Kids focus on moves, patterns, discipline, suppleness, fitness etc. and learn through games. They also learn some simple self defence moves, such as how to get out of grips and things like that. To be honest it's as much about being with other kids and making friends in a structured environment.
Their trousers stay up without any belts btw. The belts set the kids clear goals, teach them to focus on improving their skills in a measured and consistent way. They also help to ensure that kids of similar abilities are paired for sparring etc. But I think you already knew that really zaskar? 😉
My Son has been doing it from when he just turned 5. He has a brilliant instructor (7th Dan and 3rd highest qualified instructor in the world in that discipline of Karate).
My lad absolutely loves it. He asked if he could do it (although he didn't know what Karate was, after seeing something on Shrek! I have never pushed him, but am totally supportive and if he keeps training hard, he could achieve a junior Balck Belt at 10yrs old.
Prior to Karate he was very meek and had had a couple of incidents at school that upset him (and us), but he's grown in confidence and respect and now gets no trouble at all. He never uses it for the sake of it, but defends himself when he needs to.
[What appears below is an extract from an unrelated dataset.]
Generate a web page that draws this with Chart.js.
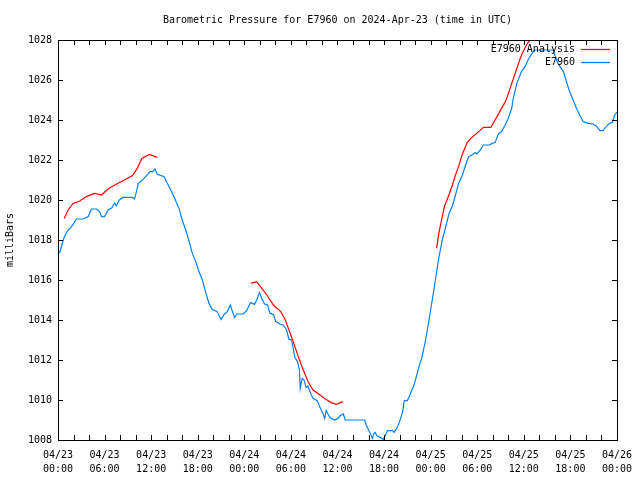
<!DOCTYPE html>
<html>
<head>
<meta charset="utf-8">
<script src="https://cdn.jsdelivr.net/npm/chart.js@4/dist/chart.umd.min.js"></script>
<style>
  html, body { margin: 0; padding: 0; background: #fff; }
</style>
</head>
<body>
<canvas id="pressureChart" width="640" height="480"></canvas>
<script>
// hours since 2024-04-23 00:00 UTC
const obsHours = [0, 0.25, 0.5, 0.8, 1.3, 1.75, 2.4, 3.2, 3.9, 4.3, 4.95, 5.4, 5.6, 6.0, 6.45, 6.9, 7.3, 7.5, 7.9, 8.35,
  9.6, 9.85, 10.05, 10.35, 11.1, 11.85, 12.2, 12.5, 12.8, 13.05, 13.65, 14.1, 14.75, 15.2, 15.6, 16.0, 16.45, 16.9, 17.3, 17.75,
  18.15, 18.6, 19.0, 19.45, 19.85, 20.5, 21.0, 21.35, 21.8, 22.2, 22.4, 22.75, 23.05, 23.9, 24.35, 24.8, 25.3, 25.6, 25.95, 26.25,
  26.6, 27.0, 27.3, 27.75, 28.05, 28.6, 29.0, 29.45, 29.75, 30.1, 30.3, 30.5, 30.85, 31.1, 31.2, 31.45, 31.7, 31.95, 32.2, 32.55,
  32.85, 33.4, 33.7, 34.15, 34.35, 34.55, 34.9, 35.2, 35.65, 36.05, 36.3, 36.75, 37.0, 39.5, 39.7, 40.1, 40.3, 40.5, 40.7, 40.85,
  41.1, 41.5, 41.9, 42.1, 42.45, 43.1, 43.3, 43.75, 44.1, 44.4, 44.6, 45.0, 45.25, 45.5, 45.8, 46.1, 46.5, 46.9, 47.35, 47.65,
  48.0, 48.35, 48.65, 49.05, 49.5, 49.9, 50.35, 50.8, 51.2, 51.6, 52.05, 52.5, 52.9, 53.3, 53.75, 53.95, 54.4, 54.8, 55.6, 55.9,
  56.3, 56.75, 57.15, 57.6, 58.0, 58.45, 58.65, 59.1, 59.7, 60.15, 60.55, 61.0, 61.4, 63.8, 64.0, 64.4, 65.1, 65.5, 65.9, 66.35,
  66.8, 67.2, 67.65, 68.3, 68.9, 69.35, 69.8, 70.2, 70.6, 71.05, 71.4, 71.7, 72.0];
const obsPressure = [1017.3, 1017.4, 1017.75, 1018.15, 1018.5, 1018.67, 1019.05, 1019.05, 1019.17, 1019.55, 1019.55, 1019.4, 1019.17, 1019.17, 1019.5, 1019.6, 1019.85, 1019.7, 1020.0, 1020.13,
  1020.13, 1020.05, 1020.33, 1020.83, 1021.08, 1021.42, 1021.42, 1021.55, 1021.28, 1021.25, 1021.17, 1020.83, 1020.33, 1019.92, 1019.58, 1019.0, 1018.5, 1017.92, 1017.33, 1016.92,
  1016.42, 1016.0, 1015.42, 1014.83, 1014.53, 1014.42, 1014.03, 1014.25, 1014.42, 1014.75, 1014.5, 1014.13, 1014.3, 1014.3, 1014.5, 1014.87, 1014.78, 1015.0, 1015.37, 1015.08,
  1014.8, 1014.75, 1014.33, 1014.28, 1013.92, 1013.8, 1013.75, 1013.5, 1013.03, 1013.0, 1012.58, 1012.13, 1011.92, 1011.5, 1010.58, 1011.08, 1011.0, 1010.63, 1010.7, 1010.33,
  1010.08, 1009.97, 1009.67, 1009.3, 1009.08, 1009.47, 1009.2, 1009.08, 1009.0, 1009.08, 1009.2, 1009.3, 1009.0, 1009.0, 1008.75, 1008.42, 1008.28, 1008.08, 1008.33, 1008.38,
  1008.2, 1008.13, 1008.03, 1008.17, 1008.47, 1008.47, 1008.38, 1008.67, 1009.03, 1009.42, 1009.97, 1009.97, 1010.17, 1010.42, 1010.67, 1011.08, 1011.67, 1012.17, 1013.0, 1013.67,
  1014.5, 1015.33, 1016.1, 1017.1, 1018.0, 1018.6, 1019.3, 1019.7, 1020.25, 1020.83, 1021.2, 1021.75, 1022.17, 1022.25, 1022.37, 1022.3, 1022.5, 1022.75, 1022.75, 1022.83,
  1022.87, 1023.33, 1023.42, 1023.75, 1024.08, 1024.6, 1025.1, 1025.83, 1026.42, 1026.67, 1027.0, 1027.3, 1027.5, 1027.5, 1027.25, 1026.83, 1026.42, 1025.92, 1025.42, 1025.0,
  1024.58, 1024.25, 1023.92, 1023.83, 1023.8, 1023.7, 1023.47, 1023.47, 1023.67, 1023.83, 1023.87, 1024.25, 1024.4];

// analysis runs, null breaks the line between runs
const anaHours = [0.8, 1.3, 1.95, 2.8, 3.65, 4.7, 5.6, 6.45, 7.3, 8.55, 9.6, 10.2, 10.8, 11.75, 12.8, 18,
  24.85, 25.6, 26.25, 26.9, 27.75, 28.7, 29.25, 29.75, 30.3, 30.95, 31.6, 32.2, 32.85, 33.5, 34.35, 35.2, 35.85, 36.7, 42,
  48.77, 49.05, 49.5, 49.8, 50.35, 50.8, 51.2, 51.6, 52.05, 52.7, 53.3, 54.2, 54.8, 55.75, 56.3, 56.9, 57.5, 57.8, 58.45, 59.1, 59.7, 60.35, 60.8];
const anaPressure = [1019.08, 1019.5, 1019.83, 1019.95, 1020.17, 1020.33, 1020.25, 1020.55, 1020.75, 1021.0, 1021.22, 1021.58, 1022.08, 1022.28, 1022.13, null,
  1015.83, 1015.92, 1015.58, 1015.25, 1014.75, 1014.42, 1014.03, 1013.5, 1012.92, 1012.17, 1011.5, 1010.92, 1010.5, 1010.33, 1010.08, 1009.87, 1009.78, 1009.92, null,
  1017.58, 1018.33, 1019.17, 1019.7, 1020.25, 1020.75, 1021.25, 1021.67, 1022.25, 1022.87, 1023.13, 1023.42, 1023.63, 1023.63, 1024.0, 1024.42, 1024.83, 1025.08, 1025.83, 1026.58, 1027.25, 1027.75, 1028.0];

const tickDays = ["04/23", "04/23", "04/23", "04/23", "04/24", "04/24", "04/24", "04/24", "04/25", "04/25", "04/25", "04/25", "04/26"];
const tickTimes = ["00:00", "06:00", "12:00", "18:00", "00:00", "06:00", "12:00", "18:00", "00:00", "06:00", "12:00", "18:00", "00:00"];

const chartTitle = "Barometric Pressure for E7960 on 2024-Apr-23 (time in UTC)";
const yTitle = "milliBars";
const seriesNames = ["E7960 Analysis", "E7960"];
const seriesColors = ["#ff0000", "#0080ff"];

const FONT = "10px 'DejaVu Sans Mono', 'Liberation Mono', monospace";

function toPoints(xs, ys) {
    return xs.map((x, i) => ({ x: x, y: ys[i] }));
}

// gnuplot look: frame, inward ticks, title, legend inside the plot
const gnuplotDecor = {
    id: "gnuplotDecor",
    afterDraw(chart) {
        const ctx = chart.ctx;
        const a = chart.chartArea;
        const xs = chart.scales.x;
        const ys = chart.scales.y;
        const tl = 5;

        ctx.save();
        ctx.strokeStyle = "#000";
        ctx.lineWidth = 1;
        ctx.strokeRect(Math.round(a.left) + 0.5, Math.round(a.top) + 0.5,
            Math.round(a.right - a.left), Math.round(a.bottom - a.top));

        ctx.beginPath();
        for (let h = 0; h <= 72; h += 2) {
            const px = Math.round(xs.getPixelForValue(h)) + 0.5;
            ctx.moveTo(px, a.bottom);
            ctx.lineTo(px, a.bottom - tl);
            ctx.moveTo(px, a.top);
            ctx.lineTo(px, a.top + tl);
        }
        for (let p = 1008; p <= 1028; p += 2) {
            const py = Math.round(ys.getPixelForValue(p)) + 0.5;
            ctx.moveTo(a.left, py);
            ctx.lineTo(a.left + tl, py);
            ctx.moveTo(a.right, py);
            ctx.lineTo(a.right - tl, py);
        }
        ctx.stroke();

        ctx.fillStyle = "#000";
        ctx.font = FONT;
        ctx.textAlign = "center";
        ctx.textBaseline = "middle";
        ctx.fillText(chartTitle, (a.left + a.right) / 2, 20);

        ctx.save();
        ctx.translate(10, (a.top + a.bottom) / 2);
        ctx.rotate(-Math.PI / 2);
        ctx.fillText(yTitle, 0, 0);
        ctx.restore();

        // legend
        ctx.textAlign = "right";
        seriesNames.forEach((name, i) => {
            const ly = 49 + i * 13;
            ctx.fillStyle = "#000";
            ctx.fillText(name, 575, ly);
            ctx.save();
            ctx.strokeStyle = seriesColors[i];
            ctx.lineWidth = 1.3;
            ctx.beginPath();
            ctx.moveTo(581, ly + 0.5);
            ctx.lineTo(610, ly + 0.5);
            ctx.stroke();
            ctx.restore();
        });
        ctx.restore();
    }
};

new Chart(document.getElementById("pressureChart"), {
    type: "line",
    data: {
        datasets: [
            {
                label: seriesNames[0],
                data: toPoints(anaHours, anaPressure),
                borderColor: seriesColors[0],
                borderWidth: 1.2,
                pointRadius: 0,
                spanGaps: false,
                tension: 0
            },
            {
                label: seriesNames[1],
                data: toPoints(obsHours, obsPressure),
                borderColor: seriesColors[1],
                borderWidth: 1.2,
                pointRadius: 0,
                tension: 0
            }
        ]
    },
    options: {
        responsive: false,
        animation: false,
        parsing: false,
        layout: { padding: { top: 40, right: 19, left: 0, bottom: 0 } },
        plugins: {
            legend: { display: false },
            title: { display: false },
            tooltip: { enabled: false }
        },
        scales: {
            x: {
                type: "linear",
                min: 0,
                max: 72,
                grid: { display: false, drawTicks: false },
                border: { display: false },
                afterFit: s => { s.height = 40; },
                ticks: {
                    stepSize: 6,
                    autoSkip: false,
                    maxRotation: 0,
                    padding: 8,
                    color: "#000",
                    font: { family: "'DejaVu Sans Mono', 'Liberation Mono', monospace", size: 10, lineHeight: 1.4 },
                    callback: v => [tickDays[v / 6], tickTimes[v / 6]]
                }
            },
            y: {
                min: 1008,
                max: 1028,
                grid: { display: false, drawTicks: false },
                border: { display: false },
                afterFit: s => { s.width = 58; },
                ticks: {
                    stepSize: 2,
                    padding: 6,
                    color: "#000",
                    font: { family: "'DejaVu Sans Mono', 'Liberation Mono', monospace", size: 10 },
                    callback: v => String(v)
                }
            }
        }
    },
    plugins: [gnuplotDecor]
});
</script>
</body>
</html>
There was a school bully who was causing a lot of problems with a lot of kids, who decided to have a 'pick on Bruno' moment - suffice to say that the bully ended up balling his eyes out with a nose bleed in front of everyone in the playground and now he's not quite as much of a bully as he used to be, and has never touched Bru since!
Where are you based, if you are S Manchester I can highly recommend a brilliant club?